I will be with you. 

P.S. And look what just came out as I was about to publish this! “Faith under fire becomes a furnace of transformation.” There is Another in the Fire

Image by Jackie, Noreaster April 16, 2007 https://flic.kr/p/GSsv8  

Sandstorm

This is where I am in the valley. I can’t see, can’t even open my eyes to try.

Even though I walk through the valley of the shadow of death, I will fear no evil, for you are with me; your rod and your staff, they comfort me. Psalm 23:4 (ESV) 
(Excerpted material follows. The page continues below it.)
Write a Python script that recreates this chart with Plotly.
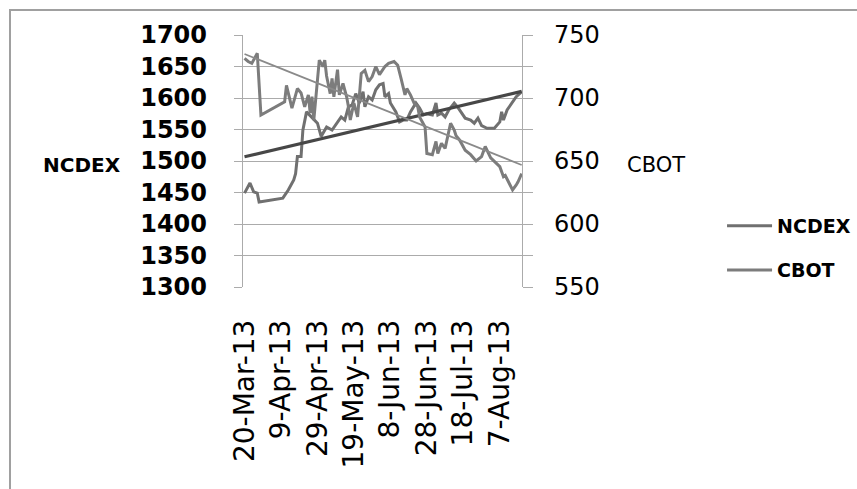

I was meditating on this verse lately and found this revealing commentary: 

“The valley of the shadow of death . . .–This striking expression, to which the genius of Bunyan has given such reality, was probably on Hebrew lips nothing more than a forcible synonym for a dark, gloomy place. Indeed, the probability is that instead of tsal-maveth (shadow of death), should be read, tsalm-th (shadow, darkness), the general signification being all that is required in any one of the fifteen places where it occurs. It is true it is used of the ‘grave’ or ‘underworld’ (Job 10:21-22). But it is also used of the ‘darkness of a dungeon’ (Psalm 107:10), of ‘the pathless desert’ (Jeremiah 2:6); or, possibly, since it is there parallel with drought, of ‘the blinding darkness of a sandstorm,’ and metaphorically of ‘affliction’ (Isaiah 9:2), and of the ‘dull heavy look’ that grief wears (Job 16:16).” — Ellicott’s Commentary for English Readers 

“The blinding darkness of a sandstorm.” Wow. While I can relate to all of the above metaphors, this speaks to me right now. This is where I am in the valley. I can’t see, can’t even open my eyes to try. I am being sand blasted and refined in pitch darkness. All I can do is cling to the One who will never leave me, and fear no evil from His unfailing love.